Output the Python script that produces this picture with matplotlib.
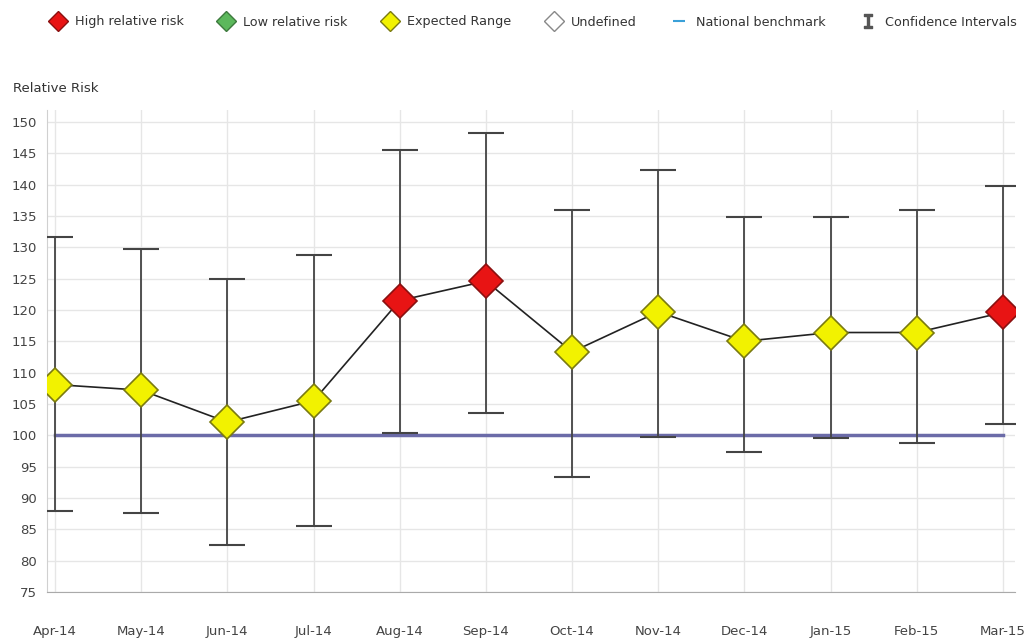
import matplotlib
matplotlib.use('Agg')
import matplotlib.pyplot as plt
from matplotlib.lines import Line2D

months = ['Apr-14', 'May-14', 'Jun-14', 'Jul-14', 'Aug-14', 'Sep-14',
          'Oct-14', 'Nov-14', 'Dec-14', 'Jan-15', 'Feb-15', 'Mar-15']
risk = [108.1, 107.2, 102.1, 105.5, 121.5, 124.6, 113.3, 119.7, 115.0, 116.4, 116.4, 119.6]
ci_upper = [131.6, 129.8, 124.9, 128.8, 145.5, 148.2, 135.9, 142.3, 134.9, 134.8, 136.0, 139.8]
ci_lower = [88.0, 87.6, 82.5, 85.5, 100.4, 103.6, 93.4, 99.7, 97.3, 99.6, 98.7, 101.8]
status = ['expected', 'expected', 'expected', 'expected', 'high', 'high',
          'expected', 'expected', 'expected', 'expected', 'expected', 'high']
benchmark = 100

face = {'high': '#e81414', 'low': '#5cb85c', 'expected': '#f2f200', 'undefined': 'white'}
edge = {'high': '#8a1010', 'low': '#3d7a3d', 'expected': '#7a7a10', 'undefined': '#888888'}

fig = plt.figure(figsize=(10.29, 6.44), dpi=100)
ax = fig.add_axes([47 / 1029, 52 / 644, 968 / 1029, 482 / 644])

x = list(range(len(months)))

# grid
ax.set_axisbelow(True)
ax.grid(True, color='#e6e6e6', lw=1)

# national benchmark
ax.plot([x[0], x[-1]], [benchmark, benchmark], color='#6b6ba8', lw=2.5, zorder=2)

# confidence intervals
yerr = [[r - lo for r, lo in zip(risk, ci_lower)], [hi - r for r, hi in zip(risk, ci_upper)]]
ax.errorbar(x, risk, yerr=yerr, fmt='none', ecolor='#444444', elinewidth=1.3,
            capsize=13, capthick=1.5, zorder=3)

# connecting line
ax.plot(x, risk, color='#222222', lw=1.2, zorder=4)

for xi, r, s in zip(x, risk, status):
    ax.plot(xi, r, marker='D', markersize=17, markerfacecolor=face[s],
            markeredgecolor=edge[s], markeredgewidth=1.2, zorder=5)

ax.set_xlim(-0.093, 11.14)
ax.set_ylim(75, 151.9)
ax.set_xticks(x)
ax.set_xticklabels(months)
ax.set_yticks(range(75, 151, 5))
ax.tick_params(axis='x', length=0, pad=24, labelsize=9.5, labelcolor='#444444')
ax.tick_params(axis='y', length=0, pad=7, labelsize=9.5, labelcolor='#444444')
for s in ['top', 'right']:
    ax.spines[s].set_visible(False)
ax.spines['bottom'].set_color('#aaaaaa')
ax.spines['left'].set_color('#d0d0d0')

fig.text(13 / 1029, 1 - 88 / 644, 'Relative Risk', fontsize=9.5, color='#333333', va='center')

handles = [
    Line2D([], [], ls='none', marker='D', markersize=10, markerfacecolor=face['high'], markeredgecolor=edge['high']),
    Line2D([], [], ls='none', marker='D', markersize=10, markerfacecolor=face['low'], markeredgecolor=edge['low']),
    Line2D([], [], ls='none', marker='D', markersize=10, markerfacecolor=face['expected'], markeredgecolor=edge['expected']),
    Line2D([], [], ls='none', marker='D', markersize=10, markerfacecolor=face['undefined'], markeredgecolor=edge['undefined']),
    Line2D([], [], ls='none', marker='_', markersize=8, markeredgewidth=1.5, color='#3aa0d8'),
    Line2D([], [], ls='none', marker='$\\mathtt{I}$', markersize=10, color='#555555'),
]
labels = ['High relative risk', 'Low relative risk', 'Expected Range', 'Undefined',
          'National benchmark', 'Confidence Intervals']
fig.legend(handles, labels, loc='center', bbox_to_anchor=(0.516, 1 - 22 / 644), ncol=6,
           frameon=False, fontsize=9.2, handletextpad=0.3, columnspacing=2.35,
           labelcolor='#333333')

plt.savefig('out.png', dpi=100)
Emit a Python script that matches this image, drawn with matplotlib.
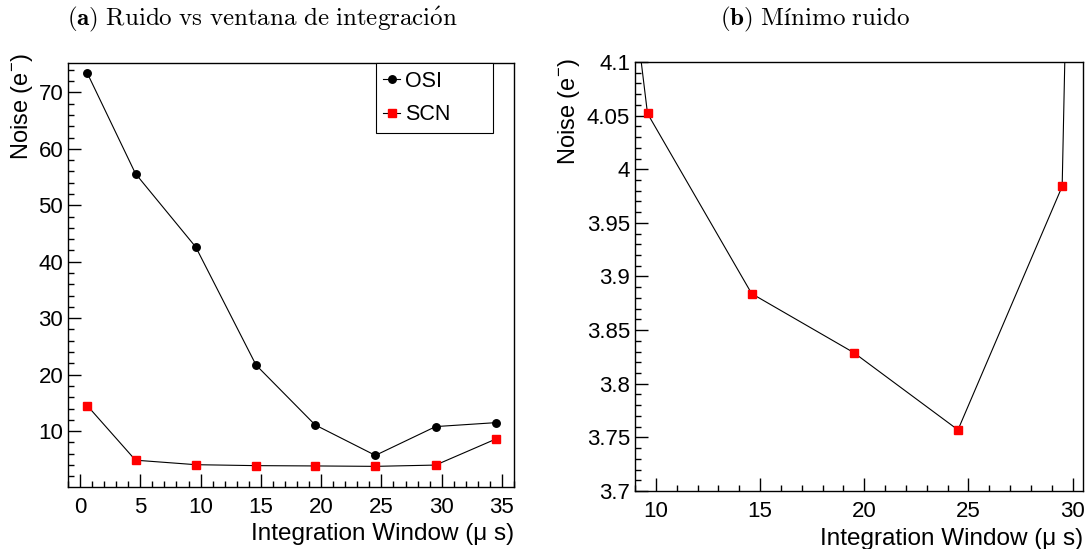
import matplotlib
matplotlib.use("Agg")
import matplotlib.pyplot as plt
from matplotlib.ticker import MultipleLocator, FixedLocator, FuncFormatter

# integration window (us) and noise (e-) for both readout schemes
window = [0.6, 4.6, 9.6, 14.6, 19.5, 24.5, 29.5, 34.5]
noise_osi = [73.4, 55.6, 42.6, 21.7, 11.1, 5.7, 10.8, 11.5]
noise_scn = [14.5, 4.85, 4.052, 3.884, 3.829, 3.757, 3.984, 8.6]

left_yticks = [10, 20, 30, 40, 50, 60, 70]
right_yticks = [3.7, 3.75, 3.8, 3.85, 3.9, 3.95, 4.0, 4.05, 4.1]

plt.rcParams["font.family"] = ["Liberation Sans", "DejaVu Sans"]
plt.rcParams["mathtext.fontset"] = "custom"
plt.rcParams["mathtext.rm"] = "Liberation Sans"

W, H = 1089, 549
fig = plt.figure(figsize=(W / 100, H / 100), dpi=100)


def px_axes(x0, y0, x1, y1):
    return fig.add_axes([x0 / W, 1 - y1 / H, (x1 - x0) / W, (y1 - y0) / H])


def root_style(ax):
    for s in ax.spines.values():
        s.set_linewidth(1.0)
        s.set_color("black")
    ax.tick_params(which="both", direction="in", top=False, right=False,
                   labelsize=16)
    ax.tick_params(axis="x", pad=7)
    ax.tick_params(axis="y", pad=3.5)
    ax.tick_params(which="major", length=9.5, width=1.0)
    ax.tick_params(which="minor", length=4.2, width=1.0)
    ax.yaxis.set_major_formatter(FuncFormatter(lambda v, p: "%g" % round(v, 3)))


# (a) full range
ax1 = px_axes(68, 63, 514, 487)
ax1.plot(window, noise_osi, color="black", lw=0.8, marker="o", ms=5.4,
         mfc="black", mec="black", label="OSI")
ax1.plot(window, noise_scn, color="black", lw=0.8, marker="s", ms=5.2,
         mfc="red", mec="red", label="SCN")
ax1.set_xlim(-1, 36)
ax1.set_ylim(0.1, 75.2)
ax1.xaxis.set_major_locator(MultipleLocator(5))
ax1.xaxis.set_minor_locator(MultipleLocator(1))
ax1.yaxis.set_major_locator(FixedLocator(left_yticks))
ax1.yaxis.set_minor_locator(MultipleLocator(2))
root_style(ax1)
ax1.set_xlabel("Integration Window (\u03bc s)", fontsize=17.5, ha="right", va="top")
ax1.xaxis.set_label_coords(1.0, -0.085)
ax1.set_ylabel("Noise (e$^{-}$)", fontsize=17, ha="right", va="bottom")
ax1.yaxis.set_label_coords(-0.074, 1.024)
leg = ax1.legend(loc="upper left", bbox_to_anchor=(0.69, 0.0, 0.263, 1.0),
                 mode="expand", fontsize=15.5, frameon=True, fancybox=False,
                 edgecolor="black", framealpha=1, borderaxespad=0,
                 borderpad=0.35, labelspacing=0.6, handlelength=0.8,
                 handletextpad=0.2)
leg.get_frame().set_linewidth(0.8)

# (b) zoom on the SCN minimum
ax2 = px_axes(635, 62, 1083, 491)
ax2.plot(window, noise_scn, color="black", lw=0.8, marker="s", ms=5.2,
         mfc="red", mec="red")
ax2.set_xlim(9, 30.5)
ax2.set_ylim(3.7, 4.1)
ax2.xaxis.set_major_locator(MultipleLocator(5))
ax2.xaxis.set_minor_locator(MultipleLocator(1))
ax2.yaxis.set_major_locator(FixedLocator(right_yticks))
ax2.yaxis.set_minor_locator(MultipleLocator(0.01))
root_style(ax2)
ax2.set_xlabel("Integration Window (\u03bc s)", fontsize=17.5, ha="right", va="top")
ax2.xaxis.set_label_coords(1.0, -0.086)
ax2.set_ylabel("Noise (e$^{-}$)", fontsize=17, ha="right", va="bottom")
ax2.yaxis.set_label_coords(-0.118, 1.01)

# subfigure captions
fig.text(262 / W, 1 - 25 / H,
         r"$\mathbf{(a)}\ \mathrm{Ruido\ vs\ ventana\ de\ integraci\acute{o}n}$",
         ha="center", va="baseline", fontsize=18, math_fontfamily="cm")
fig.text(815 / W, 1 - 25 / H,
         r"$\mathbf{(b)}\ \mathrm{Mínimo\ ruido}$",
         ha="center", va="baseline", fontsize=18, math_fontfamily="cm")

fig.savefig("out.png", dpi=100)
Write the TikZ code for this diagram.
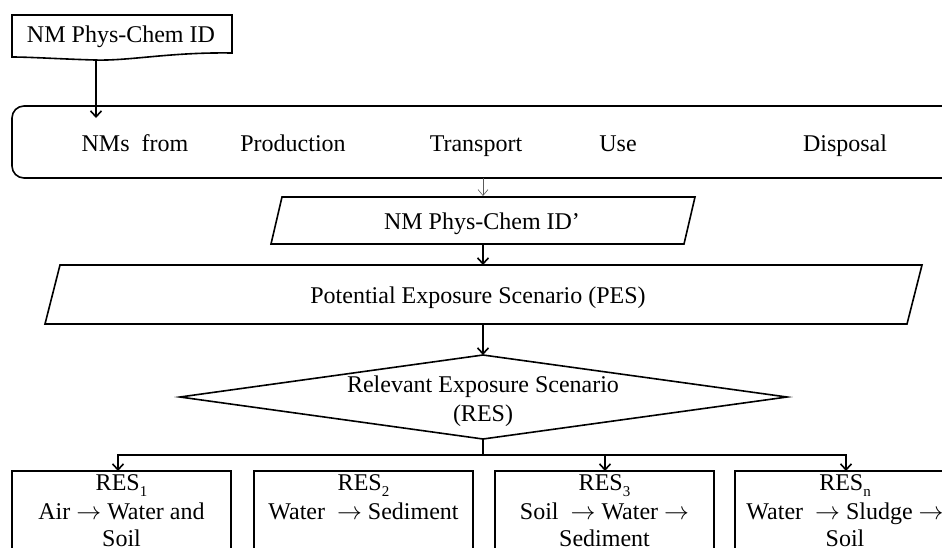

:::

§ **Goal of the exercise**
Nothing but the lines from the one with "Emit a Python" through the one with "from matplotlib.ticker import" should be copied, word for word. Pictures are left out.

§ **Completed exercise**
Emit a Python script that matches this image, drawn with matplotlib.
import matplotlib
matplotlib.use("Agg")
import matplotlib.pyplot as plt
from matplotlib.ticker import MultipleLocator, FixedLocator, FuncFormatter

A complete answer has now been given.